In-Memory Data Stores - Ultimate Guide w/ Comparison Table

In the high-performance, low-latency world of modern computing, in-memory data stores are becoming increasingly vital. This section aims to shed light on what these systems are and why they hold a significant place in today's dynamic technological landscape.

An in-memory data store (IMDS) is a type of database management system that uses a computer's main memory (RAM) to store data. Unlike traditional databases which use disk storage, an IMDS operates directly from memory, eliminating the need for time-consuming disk I/O operations that often become performance bottlenecks.

This form of data storage has two primary characteristics:

High performance: Data retrieval and manipulation occur at a significantly faster rate since memory access speeds dwarf those of disk-based storage.
Volatility: As the data resides in RAM, it generally doesn't survive system crashes or shutdowns, barring some exceptions like persistent in-memory databases.

Here's a simple example showing how you can interact with an in-memory data store, using Redis, one of the most popular choices:

import redis

# Connect to Local Redis Instance
r = redis.Redis(host='localhost', port=6379, db=0)

# Set Key-Value Pair
r.set('hello', 'world')

# Retrieve Value by Key
print(r.get('hello'))  # Outputs: b'world'

In this Python script, a connection to a local Redis instance is established and then used to set and get a key-value pair.

How Does an In-Memory Data Store Work?

The concept behind an in-memory data store is quite simple: it stores all data items directly into your computer’s RAM. This practice leads to fast read and write operations, mainly because there are no mechanical parts involved, unlike conventional disk storage. You might wonder how these systems maintain consistency, durability, and fault tolerance.

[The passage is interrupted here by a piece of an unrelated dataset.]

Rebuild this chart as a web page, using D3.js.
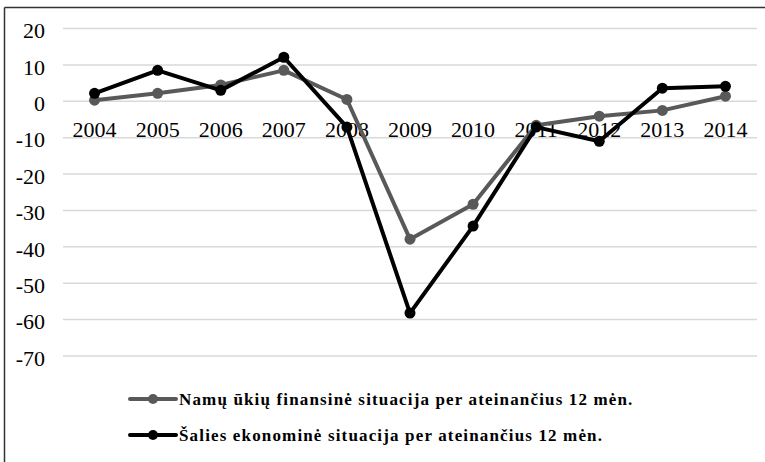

To ensure data consistency and integrity, most in-memory databases use different strategies such as transactional models and different levels of ACID compliance (Atomicity, Consistency, Isolation, Durability). For instance, optimistic concurrency control (OCC) may be used to manage simultaneous transactions, preventing conflicts and ensuring that database rules aren't violated.

The Role of RAM in Storing and Retrieving Data Quickly

The secret sauce of in-memory data stores lies in the usage of Random Access Memory (RAM). It's called random access because any byte of memory can be retrieved without touching the preceding bytes. RAM is literally light years ahead of even the fastest solid-state drives (SSDs) when it comes to speed.

Let's put things into perspective: accessing data from RAM usually takes around 100 nanoseconds, while the best-case scenario for SSDs is about 100 times slower - roughly 10,000 nanoseconds (or 10 microseconds). This performance gap shows why in-memory data stores are favored in applications where speed is critical, like caching, session stores, real-time analytics, and more.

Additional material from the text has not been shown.